Partition granularity and its tradeoffs

Choosing the right partition granularity for an incremental load is a tradeoff between reprocessing cost and precision. Daily partitions are common for event data; hourly partitions are appropriate for high-volume streams where a 24-hour late-arrival window is too wide and too expensive to scan. The wrong choice produces one of two failure modes:

  • Granularity too coarse: Late arrivals within the partition window are handled, but the late-arrival window itself is expensive (scanning 24 hours of data for 2% of rows that actually changed).
  • Granularity too fine: Hourly partitions with a 2-hour late-arrival window means you're reading 3 partitions per run. Fine for high-volume streams; wasteful overhead for low-volume event tables that change 500 rows per day.

Our practical guidance: start with daily partitions and a 6-hour late-arrival window for most event tables. Profile your actual late-arrival distribution after two weeks of running. If 99% of late arrivals land within 2 hours, shrink the window. If you're seeing arrivals 18+ hours late, expand it. Don't pick granularity a priori — measure first.

Configuration as the interface

The best incremental load pipelines have all the parameters we've discussed — late-arrival window, partition granularity, error thresholds, watermark store location, schema drift behavior — expressed as configuration, not code.

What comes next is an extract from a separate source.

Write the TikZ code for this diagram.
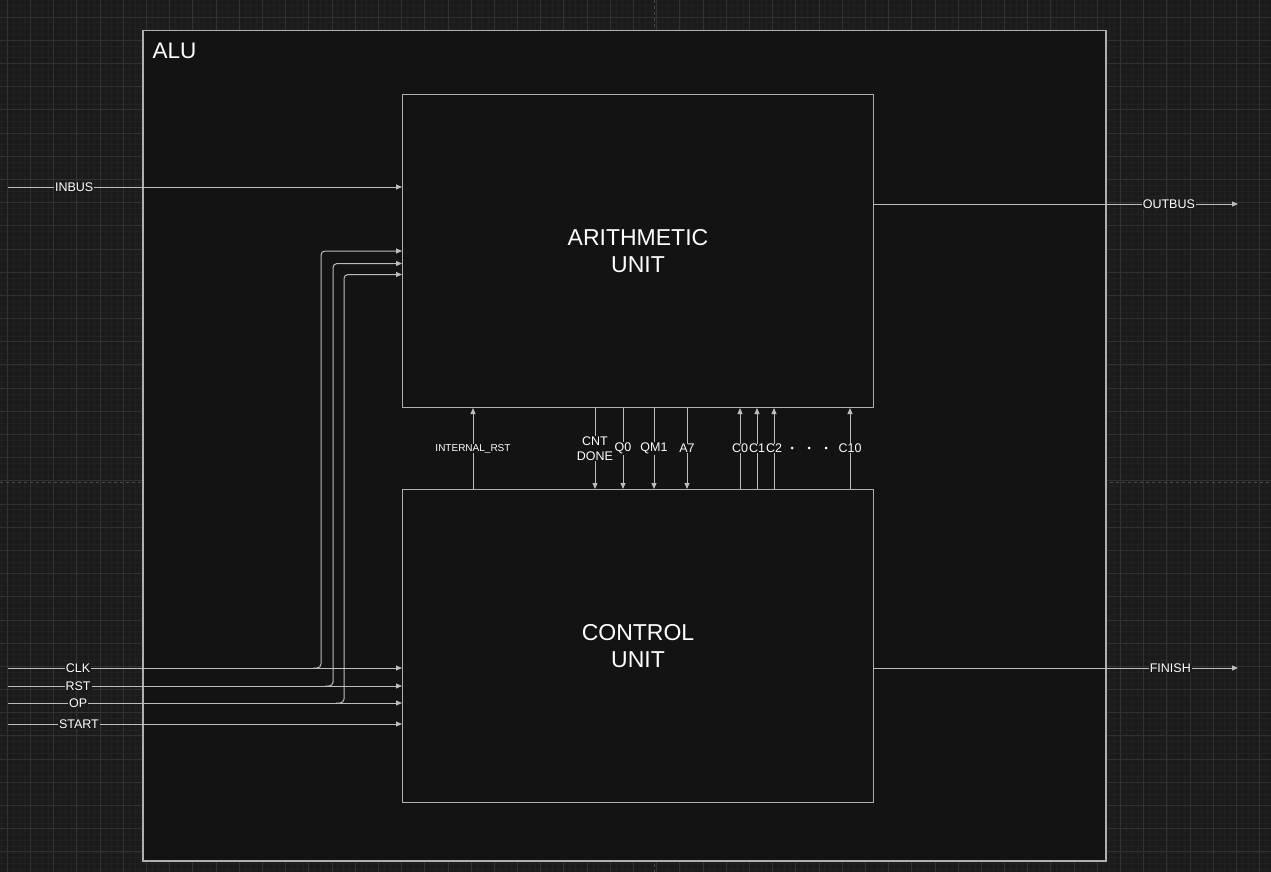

This matters operationally: when late arrivals suddenly spike because a third-party API changed its sync schedule, the fix should be a YAML change and a run, not a code change, PR, code review, and deployment.

Analytics teams at the 50-500 employee stage typically don't have dedicated data engineers who can turn around pipeline code changes in hours. They have analytics engineers who need to be able to tune pipeline behavior in minutes. Configuration-first design is not a nice-to-have at that team size — it's the difference between a load that can be tuned by the person on-call and one that requires a wake-up call to a specific engineer who wrote the code two years ago.